Families of three IRA men take legal action against Lord Maginnis
The families of three IRA men shot dead by the SAS in County Tyrone in 1988 are taking legal action against former Ulster Unionist Lord Maginnis, the government and the chief constable.
It follows a recent RTÉ documentary on collusion.
Brothers Gerard and Martin Harte died along with Brian Mullin when the SAS fired on them near Drumnakilly.
The shootings came 10 days after eight soldiers were killed in the IRA Ballygawley bus bombing.
The families claim what was said in the documentary shows that a so-called "shoot-to-kill policy" was being operated at that time.
Lord Maginnis was among those interviewed for the programme.
He stated that in the immediate aftermath of the Ballygawley bombing he was in direct contact with then Prime Minister Margaret Thatcher.
He said he gave Mrs Thatcher the names of people he thought would have been involved in carrying out the attack. He said the people he named ended up dead.
Just over a week after the bombing, the Harte brothers and Brian Mullin were shot dead by the SAS.
Lord Maginnis, a former Ulster Defence Regiment soldier, told the programme: "Of course I felt, thank God that's the end of those fellows, they will not be killing any more of my soldiers. And that's war."
The Harte and Mullin families are also taking civil actions against the Ministry of Defence, the Northern Ireland Office and the chief constable of the PSNI.
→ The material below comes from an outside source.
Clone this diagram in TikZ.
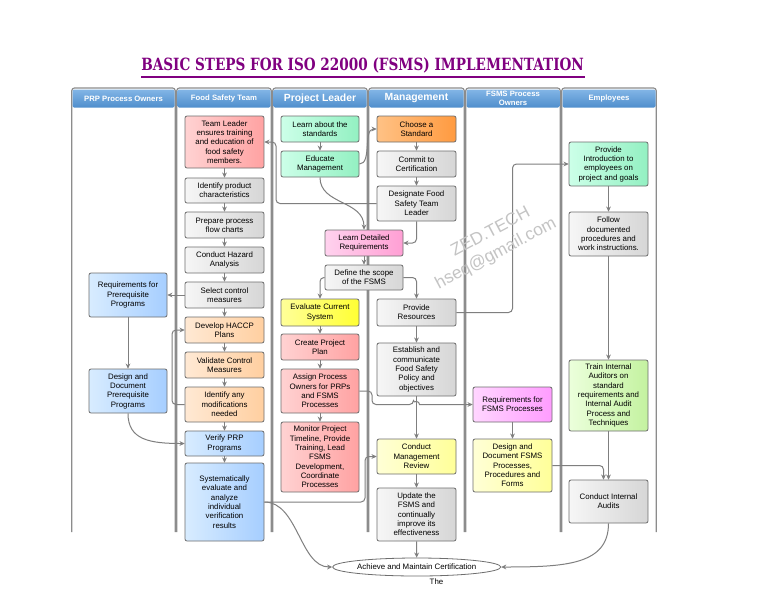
\documentclass[tikz,border=0pt]{standalone}
\usepackage{graphicx}
\usepackage{fontspec}
\setmainfont{Liberation Sans}
\newfontfamily\titlefont{DejaVu Serif}
\usetikzlibrary{arrows.meta,shapes.geometric,calc}
\definecolor{boxline}{HTML}{6E6E6E}
\definecolor{lncol}{HTML}{7F7F7F}
\definecolor{lanecol}{HTML}{8C8C8C}
\definecolor{hdrT}{HTML}{82B5E6}
\definecolor{hdrB}{HTML}{4F8ECC}
\definecolor{titlecol}{HTML}{800080}
\definecolor{wmcol}{HTML}{C4C4C4}
\definecolor{grayL}{HTML}{F6F6F6}\definecolor{grayR}{HTML}{D6D6D6}
\definecolor{redL}{HTML}{FFD2D2}\definecolor{redR}{HTML}{FFA2A2}
\definecolor{mintL}{HTML}{CCFFE8}\definecolor{mintR}{HTML}{93F0C2}
\definecolor{orgL}{HTML}{FFC285}\definecolor{orgR}{HTML}{FF9A40}
\definecolor{peaL}{HTML}{FFE9D4}\definecolor{peaR}{HTML}{FFCFA0}
\definecolor{bluL}{HTML}{D8ECFF}\definecolor{bluR}{HTML}{A6CEFF}
\definecolor{pnkL}{HTML}{FFD2EE}\definecolor{pnkR}{HTML}{FF9FD4}
\definecolor{yelL}{HTML}{FFFF99}\definecolor{yelR}{HTML}{FFFF33}
\definecolor{pylL}{HTML}{FFFFD6}\definecolor{pylR}{HTML}{FFFF99}
\definecolor{magL}{HTML}{FFD6FF}\definecolor{magR}{HTML}{FF9CFF}
\definecolor{grnL}{HTML}{EBFFDB}\definecolor{grnR}{HTML}{C4F2A0}
\newcommand\mkbox[7]{%
  \pgfmathsetmacro\mkbw{(#4-#2)*0.75}%
  \pgfmathsetmacro\mkbh{(#5-#3)*0.75}%
  \pgfmathsetmacro\mkcx{(#2+#4)/2}%
  \pgfmathsetmacro\mkcy{(#3+#5)/2}%
  \node[bx,#6,minimum width=\mkbw pt,minimum height=\mkbh pt] (#1) at (\mkcx,\mkcy) {#7};%
}
\begin{document}
\begin{tikzpicture}[x=0.75pt,y=-0.75pt,
  bx/.style={draw=boxline, rounded corners=1.5pt, line width=0.6pt, align=center, inner sep=0pt,
    font=\fontsize{5.9}{7}\selectfont, text=black},
  fgray/.style={left color=grayL, right color=grayR},
  fred/.style={left color=redL, right color=redR},
  fmint/.style={left color=mintL, right color=mintR},
  forange/.style={left color=orgL, right color=orgR},
  fpeach/.style={left color=peaL, right color=peaR},
  fblue/.style={left color=bluL, right color=bluR},
  fpink/.style={left color=pnkL, right color=pnkR},
  fyel/.style={left color=yelL, right color=yelR},
  fpyel/.style={left color=pylL, right color=pylR},
  fmag/.style={left color=magL, right color=magR},
  fgreen/.style={left color=grnL, right color=grnR},
  hdr/.style={draw=none, top color=hdrT, bottom color=hdrB, text=white, rounded corners=1pt,
    font=\bfseries\fontsize{5.8}{7}\selectfont},
  hdrbig/.style={hdr, font=\bfseries\fontsize{7.8}{9}\selectfont},
  lane/.style={draw=lanecol, line width=0.9pt, rounded corners=2pt},
  conn/.style={draw=lncol, line width=0.75pt, rounded corners=3pt, -{Stealth[length=3.8pt,width=3.6pt]}},
  wm/.style={text=wmcol, font=\fontsize{13}{15}\selectfont, inner sep=0pt, rotate=28}
]
\fill[white] (0,0) rectangle (768,594);
\useasboundingbox (0,0) rectangle (768,594);

% lanes
\foreach \l/\r in {71/176,176/272,272/368,368/465,465/561,561/657}{
  \draw[lane] (\l+0.8,532) -- (\l+0.8,88) -- (\r-0.8,88) -- (\r-0.8,532);
}
% headers
\mkbox{h1}{72.5}{89.5}{174.5}{107.5}{hdr}{PRP Process Owners}
\mkbox{h2}{177.5}{89.5}{270.5}{107.5}{hdr}{Food Safety Team}
\mkbox{h3}{273.5}{89.5}{366.5}{107.5}{hdrbig}{Project Leader}
\mkbox{h4}{369.5}{89.5}{463.5}{107.5}{hdrbig}{Management}
\mkbox{h5}{466.5}{89.5}{559.5}{107.5}{hdr}{FSMS Process\\Owners}
\mkbox{h6}{562.5}{89.5}{655.5}{107.5}{hdr}{Employees}

% Food Safety Team
\mkbox{tl}{185}{116}{264}{168}{fred}{Team Leader\\ensures training\\and education of\\food safety\\members.}
\mkbox{idp}{185}{178}{264}{203}{fgray}{Identify product\\characteristics}
\mkbox{ppf}{185}{212}{264}{238}{fgray}{Prepare process\\flow charts}
\mkbox{cha}{185}{247}{264}{273}{fgray}{Conduct Hazard\\Analysis}
\mkbox{scm}{185}{282}{264}{308}{fgray}{Select control\\measures}
\mkbox{hac}{185}{317}{264}{343}{fpeach}{Develop HACCP\\Plans}
\mkbox{vcm}{185}{352}{264}{378}{fpeach}{Validate Control\\Measures}
\mkbox{iam}{185}{387}{264}{422}{fpeach}{Identify any\\modifications\\needed}
\mkbox{vpp}{185}{431}{264}{456}{fblue}{Verify PRP\\Programs}
\mkbox{sys}{185}{463}{264}{541}{fblue}{Systematically\\evaluate and\\analyze\\individual\\verification\\results}
% PRP
\mkbox{rpp}{89}{273}{167}{317}{fblue}{Requirements for\\Prerequisite\\Programs}
\mkbox{ddp}{89}{369}{167}{413}{fblue}{Design and\\Document\\Prerequisite\\Programs}
% Project Leader
\mkbox{las}{281}{116}{359}{142}{fmint}{Learn about the\\standards}
\mkbox{edu}{281}{151}{359}{177}{fmint}{Educate\\Management}
\mkbox{ldr}{325}{230}{403}{256}{fpink}{Learn Detailed\\Requirements}
\mkbox{dsc}{325}{265}{403}{290}{fgray}{Define the scope\\of the FSMS}
\mkbox{ecs}{281}{299}{359}{326}{fyel}{Evaluate Current\\System}
\mkbox{cpp}{281}{334}{359}{360}{fred}{Create Project\\Plan}
\mkbox{apo}{281}{369}{359}{413}{fred}{Assign Process\\Owners for PRPs\\and FSMS\\Processes}
\mkbox{mpt}{281}{422}{359}{492}{fred}{Monitor Project\\Timeline, Provide\\Training, Lead\\FSMS\\Development,\\Coordinate\\Processes}
% Management
\mkbox{cas}{377}{116}{456}{142}{forange}{Choose a\\Standard}
\mkbox{cmc}{377}{151}{456}{177}{fgray}{Commit to\\Certification}
\mkbox{dfs}{377}{186}{456}{221}{fgray}{Designate Food\\Safety Team\\Leader}
\mkbox{prs}{377}{299}{456}{326}{fgray}{Provide\\Resources}
\mkbox{ecp}{377}{343}{456}{396}{fgray}{Establish and\\communicate\\Food Safety\\Policy and\\objectives}
\mkbox{cmr}{377}{439}{456}{474}{fpyel}{Conduct\\Management\\Review}
\mkbox{upd}{377}{488}{456}{541}{fgray}{Update the\\FSMS and\\continually\\improve its\\effectiveness}
% FSMS Process Owners
\mkbox{rfp}{473}{387}{552}{422}{fmag}{Requirements for\\FSMS Processes}
\mkbox{dfp}{473}{439}{552}{492}{fpyel}{Design and\\Document FSMS\\Processes,\\Procedures and\\Forms}
% Employees
\mkbox{pie}{569}{142}{648}{186}{fmint}{Provide\\Introduction to\\employees on\\project and goals}
\mkbox{fdp}{569}{212}{648}{256}{fgray}{Follow\\documented\\procedures and\\work instructions.}
\mkbox{tia}{569}{360}{648}{431}{fgreen}{Train Internal\\Auditors on\\standard\\requirements and\\Internal Audit\\Process and\\Techniques}
\mkbox{cia}{569}{480}{648}{523}{fgray}{Conduct Internal\\Audits}

\node[ellipse, draw=boxline, line width=0.6pt, fill=white, inner sep=0pt, minimum width=124.5pt,
  minimum height=13.5pt, font=\fontsize{5.9}{7}\selectfont] (ach) at (416.7,567) {Achieve and Maintain Certification};
\node[font=\fontsize{5.9}{7}\selectfont, inner sep=0pt] (the) at (436.5,581.5) {The};

% connectors
\draw[conn] (tl.south) -- (idp.north);
\draw[conn] (idp.south) -- (ppf.north);
\draw[conn] (ppf.south) -- (cha.north);
\draw[conn] (cha.south) -- (scm.north);
\draw[conn] (scm.south) -- (hac.north);
\draw[conn] (hac.south) -- (vcm.north);
\draw[conn] (vcm.south) -- (iam.north);
\draw[conn] (iam.south) -- (vpp.north);
\draw[conn] (vpp.south) -- (sys.north);
\draw[conn] (scm.west) -- (rpp.east);
\draw[conn] (rpp.south) -- (ddp.north);
\draw[conn] (ddp.south) .. controls (128,440) and (150,443.5) .. (vpp.west);
\draw[conn] (iam.west) -- (172,404.5) |- (hac.west);
\draw[conn] (dfs.west) -| (276,142) -- (tl.east);
\draw[conn] (las.south) -- (edu.north);
\draw[conn] (edu.east) .. controls (372,164) and (363,129) .. (cas.west);
\draw[conn] (edu.south) .. controls (320,205) and (364,200) .. (ldr.north);
\draw[conn] (cas.south) -- (cmc.north);
\draw[conn] (cmc.south) -- (dfs.north);
\draw[conn] (dfs.south) |- (ldr.east);
\draw[conn] (ldr.south) -- (dsc.north);
\draw[conn] (dsc.west) -| (ecs.north);
\draw[conn] (dsc.east) -| (prs.north);
\draw[conn] (ecs.south) -- (cpp.north);
\draw[conn] (cpp.south) -- (apo.north);
\draw[conn] (apo.south) -- (mpt.north);
\draw[conn] (prs.south) -- (ecp.north);
\draw[conn] (prs.east) -| (512.5,164) -- (pie.west);
\draw[conn] (ecp.south) -- (cmr.north);
\draw[conn] (apo.east) -- (372,391) -- (372,404.5) -- (413.5,404.5) [sharp corners]
  arc[start angle=180,end angle=360,radius=3] -- (rfp.west);
\draw[conn] (cmr.south) -- (upd.north);
\draw[conn] (upd.south) -- (ach.north);
\draw[conn] (sys.east) -- (365,502) |- (cmr.west);
\draw[conn] (sys.east) .. controls (298,502) and (300,567) .. (ach.west);
\draw[conn] (rfp.south) -- (dfp.north);
\draw[conn] (dfp.east) -| ($(cia.north)+(-5,0)$);
\draw[conn] (pie.south) -- (fdp.north);
\draw[conn] (fdp.south) -- (tia.north);
\draw[conn] (tia.south) -- (cia.north);
\draw[conn] (cia.south) .. controls (608.5,565) and (565,567) .. (ach.east);

% watermark
\node[wm] (wm1) at (490,231) {ZED.TECH};
\node[wm] (wm2) at (496,254) {hseq@gmail.com};

% title
\node[anchor=base west, inner sep=0pt, text=titlecol] (ttl) at (141,70.3)
  {\resizebox{332pt}{9.6pt}{\titlefont\bfseries BASIC STEPS FOR ISO 22000 (FSMS) IMPLEMENTATION}};
\draw[titlecol, line width=1.1pt] (141,77) -- (585,77);
\end{tikzpicture}
\end{document}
The claims for damages contained in legal documents say: "As a result of the murder of our client's brothers and the recent revelation that agents of the state were directly involved in the planning and carrying out of the same, our client has sustained a severe psychiatric injury.
"Medical evidence has been commissioned in this regard, In addition, the deceased's estates have incurred significant financial losses."
The families' lawyer Peter Corrigan said "This is clearly a case where the state at the highest level has ordered a shoot-to-kill policy against our clients and we are taking a civil action.
"It's clear from the programme that the authorities have usurped the judicial process.
"Names were provided, no evidence was adduced, there was no trial process, there was no charging and men were executed by the state on the authority of the Prime Minister Margaret Thatcher."
Ignatius Harte, a brother of two of the IRA men shot dead at Drumnakilly, said: "It's evident from what Ken Maginnis had to say that the orders came from Thatcher herself that Gerard, Martin and Brian had to be taken out at whatever cost."
He accepts the three men were armed and involved in IRA activity at the time of the shootings.
"They had prior knowledge of the men being armed, they had access to the weapons, so therefore they could have been arrested at any time and charged.
"They lured them into an ambush and shot them dead without any warning."
The lawyer said they expect the case to be heard in the High Court in due course.